» **Data for processing**

★ ★ ★ ★ ★ ★ ★

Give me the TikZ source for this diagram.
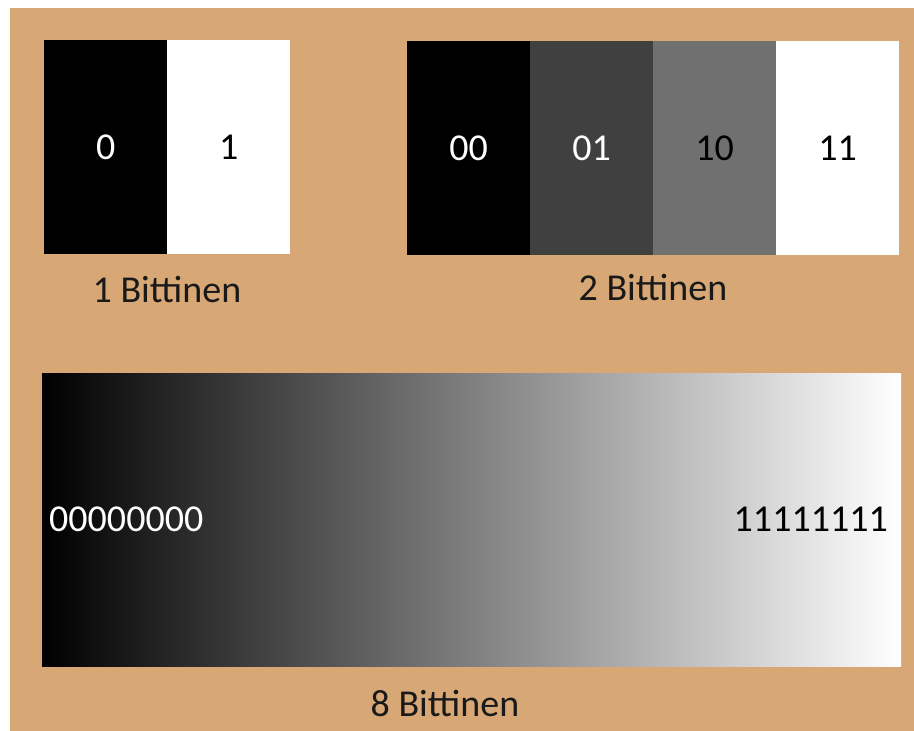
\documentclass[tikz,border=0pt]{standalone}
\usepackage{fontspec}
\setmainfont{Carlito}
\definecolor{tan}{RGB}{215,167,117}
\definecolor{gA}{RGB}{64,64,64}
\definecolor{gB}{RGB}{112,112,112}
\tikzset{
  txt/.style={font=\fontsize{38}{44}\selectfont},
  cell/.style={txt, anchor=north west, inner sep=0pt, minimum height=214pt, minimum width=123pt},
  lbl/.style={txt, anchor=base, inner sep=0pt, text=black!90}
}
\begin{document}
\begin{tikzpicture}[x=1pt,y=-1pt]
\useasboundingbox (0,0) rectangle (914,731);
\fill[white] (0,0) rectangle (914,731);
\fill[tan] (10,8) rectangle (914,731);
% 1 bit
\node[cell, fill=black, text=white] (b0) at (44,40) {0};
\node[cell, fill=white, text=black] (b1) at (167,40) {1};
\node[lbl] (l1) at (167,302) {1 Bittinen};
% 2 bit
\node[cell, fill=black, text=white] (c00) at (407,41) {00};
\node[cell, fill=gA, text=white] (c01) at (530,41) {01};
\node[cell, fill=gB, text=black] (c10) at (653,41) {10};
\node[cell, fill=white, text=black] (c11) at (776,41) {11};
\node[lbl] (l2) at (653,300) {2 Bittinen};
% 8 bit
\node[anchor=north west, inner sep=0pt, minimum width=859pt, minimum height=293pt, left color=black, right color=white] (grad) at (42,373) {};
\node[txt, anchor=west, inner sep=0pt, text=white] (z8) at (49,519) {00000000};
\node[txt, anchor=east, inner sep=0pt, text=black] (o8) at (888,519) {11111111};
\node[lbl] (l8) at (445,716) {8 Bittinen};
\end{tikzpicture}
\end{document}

★ ★ ★ ★ ★ ★ ★

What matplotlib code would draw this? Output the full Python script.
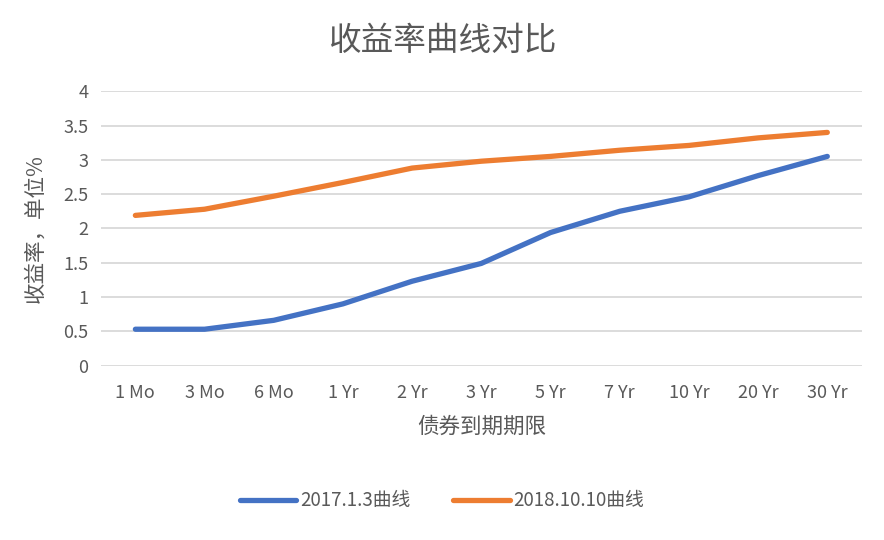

★ ★ ★ ★ ★ ★ ★

» **Problem details**
Only the number is wanted: how many lines of these entries contain the string "this"?

» **Final result**
2